Day 4 of the 2026 Urban Ag Week led Agriculture Secretary Russell Redding and friends to Philadelphia — where urban farms are growing more than just food. They’re creating spaces for connection, opportunity, and community renewal.
Across Philadelphia, a growing network of Black-led urban farms, community gardens, and food justice organizations is transforming vacant lots and underserved neighborhoods into thriving centers of health, entrepreneurship, and community pride.
The 2026 Urban Ag Week brought state officials face-to-face with the people doing the work — and the message was clear: urban agriculture is not just about growing food. It is about growing communities.
The Organizations Leading the Way
The Community Grocer
Started on the belief that everyone deserves access to fresh, delicious food in their own neighborhood, the Community Grocer makes eating well easier for all by reinventing the corner store and reimagining nutritional assistance.
Black Girls With Green Thumbs – Gardeners Without Borders
By fostering civic engagement and entrepreneurial thinking in communities most impacted by systemic inequities and violence, Gardeners Without Borders aims to grow safer, stronger, and more sustainable neighborhoods — one garden at a time.
New Kensington CDC — Tusculum Gardens & Ruth Street Garden
Growing community wellbeing, NKCDC's Urban Agriculture and Community Garden initiative aims to improve health outcomes for residents, increase sustainable land sovereignty and food production, and reduce instances of violence.
Sanctuary Farm Phila
Sowing the seeds of health, community, and sustainability, Sanctuary Farm Phila is a non-profit urban farm dedicated to providing fresh, organically grown produce and implementing programs that enhance the health and well-being of Philadelphia's residents.
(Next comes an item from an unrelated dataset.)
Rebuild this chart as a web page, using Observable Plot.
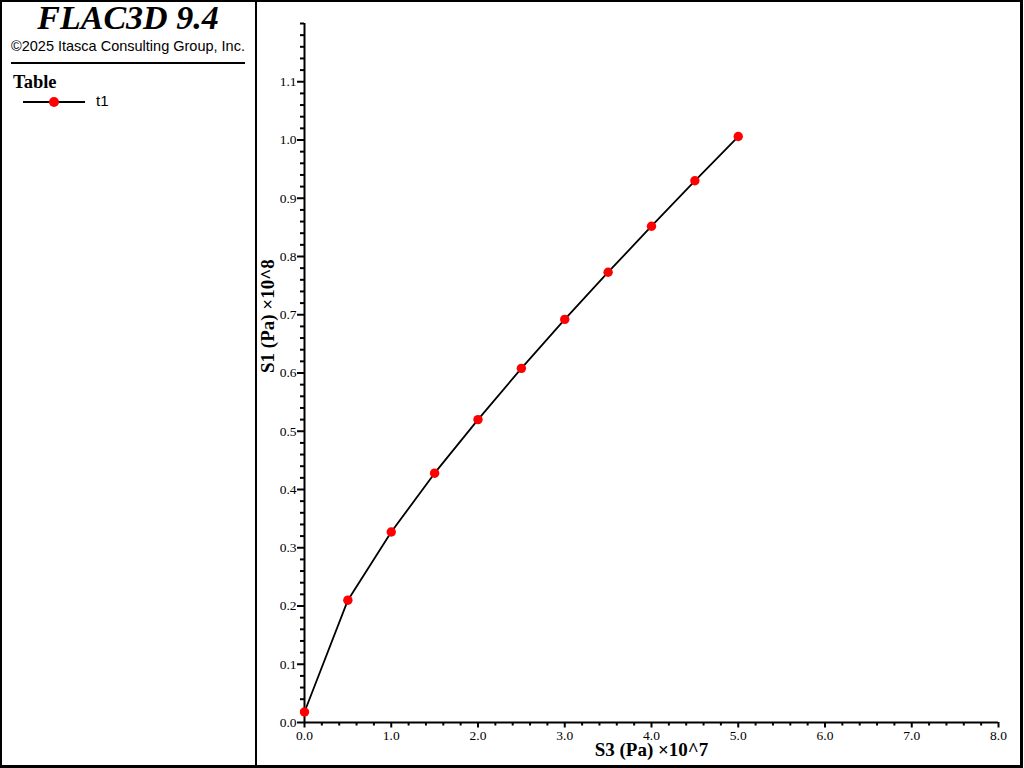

Strawberry Mansion Green Resource Center
In close collaboration with community partners, the Pennsylvania Horticultural Society (PHS) operates five Green Resource Centers — local community hubs where PHS propagates and distributes thousands of organic vegetable seedlings for community gardens and production sites.
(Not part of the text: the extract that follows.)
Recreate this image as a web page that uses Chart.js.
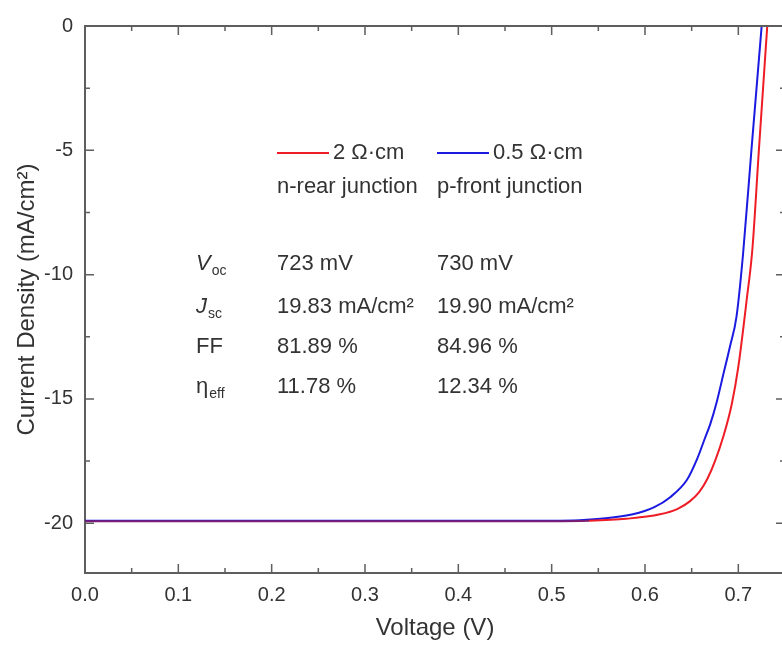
<!DOCTYPE html>
<html>
<head>
<meta charset="utf-8">
<script src="https://cdn.jsdelivr.net/npm/chart.js@4.4.0/dist/chart.umd.min.js"></script>
<style>
html, body { margin: 0; padding: 0; background: #fff; overflow: hidden; }
canvas { display: block; }
</style>
</head>
<body>
<canvas id="chartJV" width="795" height="649"></canvas>
<script>
// J-V curves
var voltRed = [0, 0.1, 0.2, 0.3, 0.4, 0.5, 0.54, 0.58, 0.616, 0.635, 0.648, 0.658, 0.667, 0.675, 0.684, 0.693, 0.700, 0.709, 0.715, 0.722, 0.731]
var curRed = [-19.92, -19.92, -19.92, -19.92, -19.92, -19.92, -19.90, -19.82, -19.64, -19.42, -19.12, -18.75, -18.2, -17.5, -16.5, -15.2, -13.7, -11.0, -9.0, -5.0, 0]
var voltBlue = [0, 0.1, 0.2, 0.3, 0.4, 0.5, 0.53, 0.552, 0.587, 0.61, 0.627, 0.645, 0.656, 0.664, 0.670, 0.677, 0.684, 0.691, 0.698, 0.705, 0.714, 0.725]
var curBlue = [-19.9, -19.9, -19.9, -19.9, -19.9, -19.9, -19.88, -19.82, -19.64, -19.35, -18.95, -18.25, -17.4, -16.6, -16.0, -15.1, -14.0, -12.9, -11.7, -9.2, -5.0, 0]

var legendNames = ['2 Ω·cm', '0.5 Ω·cm']
var legendSub = ['n-rear junction', 'p-front junction']
var paramNames = [['V', 'oc'], ['J', 'sc'], ['FF', ''], ['η', 'eff']]
var paramsRed = ['723 mV', '19.83 mA/cm²', '81.89 %', '11.78 %']
var paramsBlue = ['730 mV', '19.90 mA/cm²', '84.96 %', '12.34 %']

var font = "'Liberation Sans', Arial, sans-serif"
var axisColor = '#5e5e5e'
var textColor = '#333'
var redColor = '#ee1c25'
var blueColor = '#1a1ae0'
var overlapColor = '#7a1c72'

function toPoints(xs, ys){
    return xs.map(function(v, i){ return {x: v, y: ys[i]} })
}
function isStep(v, step){
    return Math.abs(v / step - Math.round(v / step)) < 1e-6
}

// inward ticks, top/right frame, legend and parameter table
var framePlugin = {
    id: 'frame',
    afterDatasetsDraw: function(chart){
        let ctx = chart.ctx
        let a = chart.chartArea
        let x = chart.scales.x
        let y = chart.scales.y
        ctx.save()
        ctx.strokeStyle = axisColor
        ctx.lineWidth = 2
        ctx.beginPath()
        ctx.moveTo(a.left, a.top)
        ctx.lineTo(a.right, a.top)
        ctx.lineTo(a.right, a.bottom)
        ctx.stroke()

        ctx.lineWidth = 1.5
        ctx.beginPath()
        x.ticks.forEach(function(t){
            if (!isStep(t.value, 0.05)) return
            let px = x.getPixelForValue(t.value)
            if (px <= a.left + 1 || px >= a.right - 1) return
            let len = isStep(t.value, 0.1) ? 9 : 5
            ctx.moveTo(px, a.bottom); ctx.lineTo(px, a.bottom - len)
            ctx.moveTo(px, a.top); ctx.lineTo(px, a.top + len)
        })
        y.ticks.forEach(function(t){
            if (!isStep(t.value, 2.5)) return
            let py = y.getPixelForValue(t.value)
            if (py <= a.top + 1 || py >= a.bottom - 1) return
            let len = isStep(t.value, 5) ? 9 : 5
            ctx.moveTo(a.left, py); ctx.lineTo(a.left + len, py)
            ctx.moveTo(a.right, py); ctx.lineTo(a.right - len, py)
        })
        ctx.stroke()

        // legend
        let colX = [277, 437]
        let colors = [redColor, blueColor]
        ctx.lineWidth = 2
        ctx.textBaseline = 'middle'
        ctx.textAlign = 'left'
        ctx.fillStyle = textColor
        ctx.font = '22px ' + font
        for (let i = 0; i < 2; i++) {
            ctx.strokeStyle = colors[i]
            ctx.beginPath()
            ctx.moveTo(colX[i], 153)
            ctx.lineTo(colX[i] + 52, 153)
            ctx.stroke()
            ctx.fillText(legendNames[i], colX[i] + 56, 153)
            ctx.fillText(legendSub[i], colX[i], 187)
        }

        // parameter table
        let rowY = [264, 307, 347, 387]
        paramNames.forEach(function(p, i){
            let italic = (p[0] == 'V' || p[0] == 'J')
            ctx.font = (italic ? 'italic ' : '') + '22px ' + font
            ctx.fillText(p[0], 196, rowY[i])
            let w = ctx.measureText(p[0]).width
            if (p[1] != '') {
                ctx.font = '14px ' + font
                ctx.fillText(p[1], 196 + w + 1, rowY[i] + 7)
            }
            ctx.font = '22px ' + font
            ctx.fillText(paramsRed[i], colX[0], rowY[i])
            ctx.fillText(paramsBlue[i], colX[1], rowY[i])
        })
        ctx.restore()
    }
}

var ctx = document.getElementById('chartJV')
var chartJV = new Chart(ctx, {
    type: 'scatter',
    data: {
        datasets: [{
            label: legendNames[0],
            data: toPoints(voltRed, curRed),
            borderColor: redColor,
            segment: {
                borderColor: function(c){ return c.p1.parsed.x <= 0.541 ? overlapColor : redColor }
            },
            showLine: true,
            borderWidth: 2,
            pointRadius: 0,
            cubicInterpolationMode: 'monotone'
        }, {
            label: legendNames[1],
            data: toPoints(voltBlue, curBlue),
            borderColor: blueColor,
            showLine: true,
            borderWidth: 2,
            pointRadius: 0,
            cubicInterpolationMode: 'monotone'
        }]
    },
    options: {
        responsive: false,
        animation: false,
        layout: { padding: { top: 26, right: 0, left: 0, bottom: 0 } },
        plugins: {
            legend: { display: false },
            tooltip: { enabled: false }
        },
        scales: {
            x: {
                type: 'linear',
                min: 0,
                max: 0.75,
                afterFit: function(s){ s.height = 76 },
                grid: { display: false, drawTicks: false },
                border: { display: true, color: axisColor, width: 2 },
                ticks: {
                    stepSize: 0.05,
                    autoSkip: false,
                    maxRotation: 0,
                    padding: 10,
                    color: textColor,
                    font: { family: font, size: 20 },
                    callback: function(val){
                        return isStep(val, 0.1) ? val.toFixed(1) : ''
                    }
                },
                title: {
                    display: true,
                    text: 'Voltage (V)',
                    color: textColor,
                    font: { family: font, size: 24 },
                    padding: { top: 0, bottom: 6 }
                }
            },
            y: {
                min: -22,
                max: 0,
                afterFit: function(s){ s.width = 85 },
                grid: { display: false, drawTicks: false },
                border: { display: true, color: axisColor, width: 2 },
                ticks: {
                    stepSize: 2.5,
                    autoSkip: false,
                    padding: 12,
                    color: textColor,
                    font: { family: font, size: 20 },
                    callback: function(val){
                        if (isStep(val, 5)) {
                            return String(Math.round(val))
                        }
                        return ''
                    }
                },
                title: {
                    display: true,
                    text: 'Current Density (mA/cm²)',
                    color: textColor,
                    font: { family: font, size: 24 },
                    padding: { top: 13, bottom: 0 }
                }
            }
        }
    },
    plugins: [framePlugin]
})
</script>
</body>
</html>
“Urban farms are growing more than just food — they’re creating spaces for connection, opportunity, and community renewal.”
— PA Department of Agriculture, Urban Ag Week 2026
Why This Matters for Black Philadelphia
For communities that have long faced food deserts, disinvestment, and limited economic opportunity, urban agriculture represents something larger than fresh produce. It represents ownership, self-determination, and the power to shape a neighborhood’s future from the ground up.
Organizations like Black Girls With Green Thumbs are proving that when Black women lead, communities thrive. Their Gardeners Without Borders program is not just teaching people to grow food — it is building civic engagement, entrepreneurial thinking, and neighborhood resilience one garden at a time.